With the winter season in full bloom, I figured it was time to break out some soup recipes to keep our bellies warm and satisfied. Thanks to my Better Homes and Gardens cook book, I found a recipe for chicken and wild rice soup that reminds me of a good, creamy chowder. I will definitely make this again, next time with either clams or fish. Serves 4.

(Note: for my version of this soup, I used mushrooms instead of celery since I would have had to buy a whole bag of celery and would only use one stalk – the mushrooms were much more cost-effective for me and less wasteful. The recipe below is with my modification.)

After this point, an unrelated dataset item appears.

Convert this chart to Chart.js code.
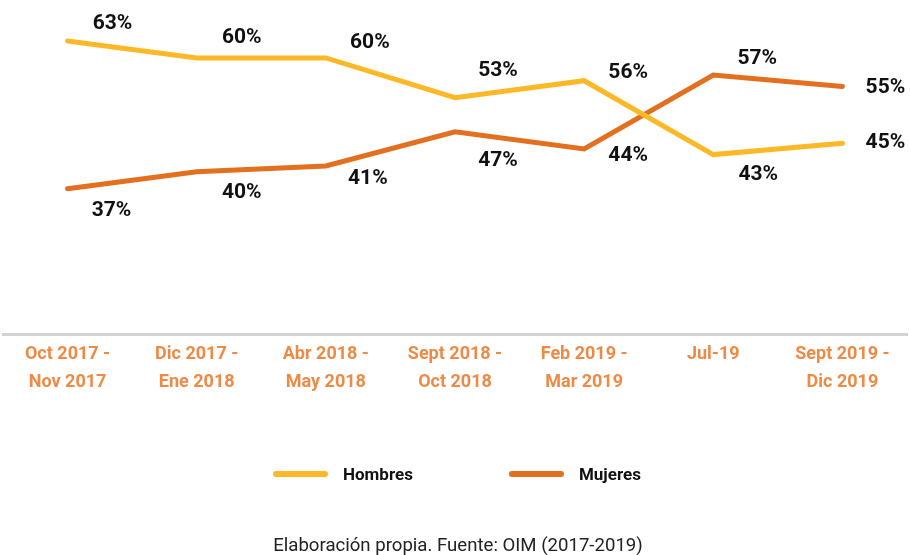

– 1/2 cup finely chopped carrot (1 medium)
– 1/2 cup finely chopped onion (1 medium)
– 1 cup finely chopped brown mushrooms
– 1 tbsp butter or margarine
– 4 cups chicken broth
– 3/4 cup wild rice, rinsed and drained
– 12 oz skinless, boneless chicken breast halves, cut into 3/4-inch pieces
– 2 tbsp all-purpose flour
– 2 tbsp butter or margarine, softened
– 2 cups half-and-half or light cream

1. In a Dutch oven cook and stir carrot, onion and mushrooms in hot butter about 5 minutes or until tender. Add broth and wild rice. Bring to boiling; reduce heat. Simmer, covered, for 30 minutes. Add chicken. Simmer, covered, for 20 to 25 minutes more or until rice is tender.
2. In a small bowl combine flour and softened butter to make a smooth paste. Stir flour mixture into the rice mixture. Cook and stir until thickened and bubbly. Cook and stir for 1 minute more. Add half-and-half. Cook and stir over medium heat until heated through. Season to taste with salt and black pepper.